WORK TO DO: Pictures do not belong in your copy. Repeat all the other data exactly.

SUPPLIED DATA:
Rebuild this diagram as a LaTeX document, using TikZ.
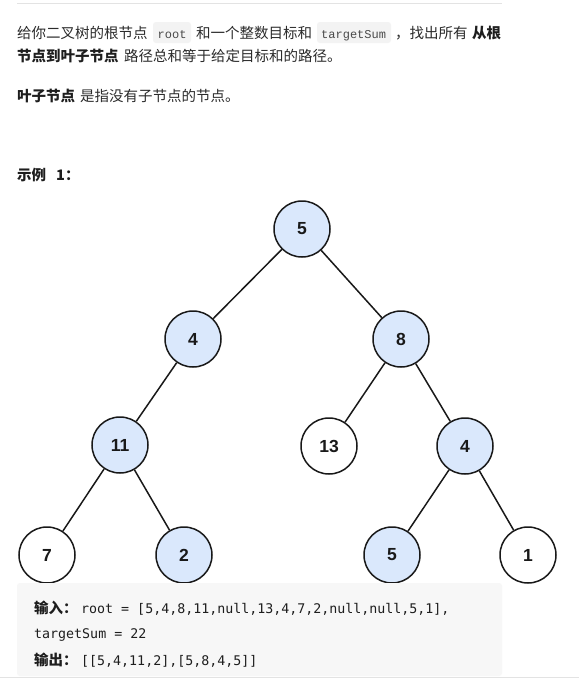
\documentclass[tikz,border=0pt]{standalone}
\usepackage{fontspec}
\setmainfont{Noto Sans CJK SC}
\newfontfamily\numfont{Liberation Sans}
\newfontfamily\codefont{Liberation Mono}
\newfontfamily\boxmono{DejaVu Sans Mono}
\definecolor{txt}{HTML}{2B2B2B}
\definecolor{boldtxt}{HTML}{1E1E1E}
\definecolor{codebg}{HTML}{F3F3F3}
\definecolor{codetxt}{HTML}{4A4A4A}
\definecolor{boxbg}{HTML}{F7F7F7}
\definecolor{rulec}{HTML}{E3E3E3}
\definecolor{hl}{HTML}{DAE8FC}
\tikzset{
  para/.style={anchor=base west, inner sep=0pt, text=txt, font=\fontsize{14.5}{17}\selectfont},
  parab/.style={para, text=boldtxt, font=\fontsize{14.5}{17}\selectfont\bfseries},
  code/.style={anchor=base west, inner sep=0pt, text=codetxt, font=\codefont\fontsize{12}{14}\selectfont},
  mono/.style={anchor=base west, inner sep=0pt, text=boldtxt, font=\boxmono\fontsize{13.3}{16}\selectfont},
  tn/.style={circle, draw=black!90, line width=1.5pt, minimum size=56pt, inner sep=0pt, fill=white,
    font=\numfont\bfseries\fontsize{17.5}{20}\selectfont, text=black!90},
  hn/.style={tn, fill=hl},
  edge/.style={draw=black!90, line width=1.5pt}
}
\begin{document}
\begin{tikzpicture}[x=1pt,y=-1pt]
\useasboundingbox[fill=white] (0,0) rectangle (579,683);
% top rule
\draw[rulec, line width=1pt] (17,3.5) -- (502,3.5);
% paragraph 1
\node[para] (p1a) at (17,38.5) {给你二叉树的根节点};
\fill[codebg, rounded corners=3pt] (153,22) rectangle (191,43);
\node[code] (c1) at (157.5,38) {root};
\node[para] (p1b) at (196,38.5) {和一个整数目标和};
\fill[codebg, rounded corners=3pt] (317,22) rectangle (391,43);
\node[code] (c2) at (321,38) {targetSum};
\node[para] (p1c) at (395,38.5) {，找出所有};
\node[parab] (p1d) at (472,38.5) {从根};
\node[parab] (p2a) at (17,61.5) {节点到叶子节点};
\node[para] (p2b) at (124,61.5) {路径总和等于给定目标和的路径。};
% paragraph 2
\node[parab] (p3a) at (17,101.5) {叶子节点};
\node[para] (p3b) at (80,101.5) {是指没有子节点的节点。};
% example title
\node[parab] (ex1) at (17,180.5) {示例};
\node[parab] (ex2) at (56,180.5) {1：};
% tree
\node[hn] (n5) at (302,229) {5};
\node[hn] (n4) at (193,339) {4};
\node[hn] (n8) at (401,339) {8};
\node[hn] (n11) at (120,445) {11};
\node[tn] (n13) at (329,446) {13};
\node[hn] (n4r) at (465,446) {4};
\node[tn] (n7) at (47,555) {7};
\node[hn] (n2) at (184,555) {2};
\node[hn] (n5b) at (392,555) {5};
\node[tn] (n1) at (528,555) {1};
\path[edge] (n5) -- (n4);
\path[edge] (n5) -- (n8);
\path[edge] (n4) -- (n11);
\path[edge] (n8) -- (n13);
\path[edge] (n8) -- (n4r);
\path[edge] (n11) -- (n7);
\path[edge] (n11) -- (n2);
\path[edge] (n4r) -- (n5b);
\path[edge] (n4r) -- (n1);
% example box
\fill[boxbg, rounded corners=3pt] (17,583) rectangle (502,676);
\draw[rulec, line width=1pt] (0,677) -- (579,677);
\node[parab] (in1) at (34,613) {输入：};
\node[mono] (in2) at (81,613) {root = [5,4,8,11,null,13,4,7,2,null,null,5,1],};
\node[mono] (in3) at (34,638) {targetSum = 22};
\node[parab] (out1) at (34,665) {输出：};
\node[mono] (out2) at (81,665) {[[5,4,11,2],[5,8,4,5]]};
\end{tikzpicture}
\end{document}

FINISHED EXERCISE:
Rebuild this diagram as a LaTeX document, using TikZ.
\documentclass[tikz,border=0pt]{standalone}
\usepackage{fontspec}
\setmainfont{Noto Sans CJK SC}
\newfontfamily\numfont{Liberation Sans}
\newfontfamily\codefont{Liberation Mono}
\newfontfamily\boxmono{DejaVu Sans Mono}
\definecolor{txt}{HTML}{2B2B2B}
\definecolor{boldtxt}{HTML}{1E1E1E}
\definecolor{codebg}{HTML}{F3F3F3}
\definecolor{codetxt}{HTML}{4A4A4A}
\definecolor{boxbg}{HTML}{F7F7F7}
\definecolor{rulec}{HTML}{E3E3E3}
\definecolor{hl}{HTML}{DAE8FC}
\tikzset{
  para/.style={anchor=base west, inner sep=0pt, text=txt, font=\fontsize{14.5}{17}\selectfont},
  parab/.style={para, text=boldtxt, font=\fontsize{14.5}{17}\selectfont\bfseries},
  code/.style={anchor=base west, inner sep=0pt, text=codetxt, font=\codefont\fontsize{12}{14}\selectfont},
  mono/.style={anchor=base west, inner sep=0pt, text=boldtxt, font=\boxmono\fontsize{13.3}{16}\selectfont},
  tn/.style={circle, draw=black!90, line width=1.5pt, minimum size=56pt, inner sep=0pt, fill=white,
    font=\numfont\bfseries\fontsize{17.5}{20}\selectfont, text=black!90},
  hn/.style={tn, fill=hl},
  edge/.style={draw=black!90, line width=1.5pt}
}
\begin{document}
\begin{tikzpicture}[x=1pt,y=-1pt]
\useasboundingbox[fill=white] (0,0) rectangle (579,683);
% top rule
\draw[rulec, line width=1pt] (17,3.5) -- (502,3.5);
% paragraph 1
\node[para] (p1a) at (17,38.5) {给你二叉树的根节点};
\fill[codebg, rounded corners=3pt] (153,22) rectangle (191,43);
\node[code] (c1) at (157.5,38) {root};
\node[para] (p1b) at (196,38.5) {和一个整数目标和};
\fill[codebg, rounded corners=3pt] (317,22) rectangle (391,43);
\node[code] (c2) at (321,38) {targetSum};
\node[para] (p1c) at (395,38.5) {，找出所有};
\node[parab] (p1d) at (472,38.5) {从根};
\node[parab] (p2a) at (17,61.5) {节点到叶子节点};
\node[para] (p2b) at (124,61.5) {路径总和等于给定目标和的路径。};
% paragraph 2
\node[parab] (p3a) at (17,101.5) {叶子节点};
\node[para] (p3b) at (80,101.5) {是指没有子节点的节点。};
% example title
\node[parab] (ex1) at (17,180.5) {示例};
\node[parab] (ex2) at (56,180.5) {1：};
% tree
\node[hn] (n5) at (302,229) {5};
\node[hn] (n4) at (193,339) {4};
\node[hn] (n8) at (401,339) {8};
\node[hn] (n11) at (120,445) {11};
\node[tn] (n13) at (329,446) {13};
\node[hn] (n4r) at (465,446) {4};
\node[tn] (n7) at (47,555) {7};
\node[hn] (n2) at (184,555) {2};
\node[hn] (n5b) at (392,555) {5};
\node[tn] (n1) at (528,555) {1};
\path[edge] (n5) -- (n4);
\path[edge] (n5) -- (n8);
\path[edge] (n4) -- (n11);
\path[edge] (n8) -- (n13);
\path[edge] (n8) -- (n4r);
\path[edge] (n11) -- (n7);
\path[edge] (n11) -- (n2);
\path[edge] (n4r) -- (n5b);
\path[edge] (n4r) -- (n1);
% example box
\fill[boxbg, rounded corners=3pt] (17,583) rectangle (502,676);
\draw[rulec, line width=1pt] (0,677) -- (579,677);
\node[parab] (in1) at (34,613) {输入：};
\node[mono] (in2) at (81,613) {root = [5,4,8,11,null,13,4,7,2,null,null,5,1],};
\node[mono] (in3) at (34,638) {targetSum = 22};
\node[parab] (out1) at (34,665) {输出：};
\node[mono] (out2) at (81,665) {[[5,4,11,2],[5,8,4,5]]};
\end{tikzpicture}
\end{document}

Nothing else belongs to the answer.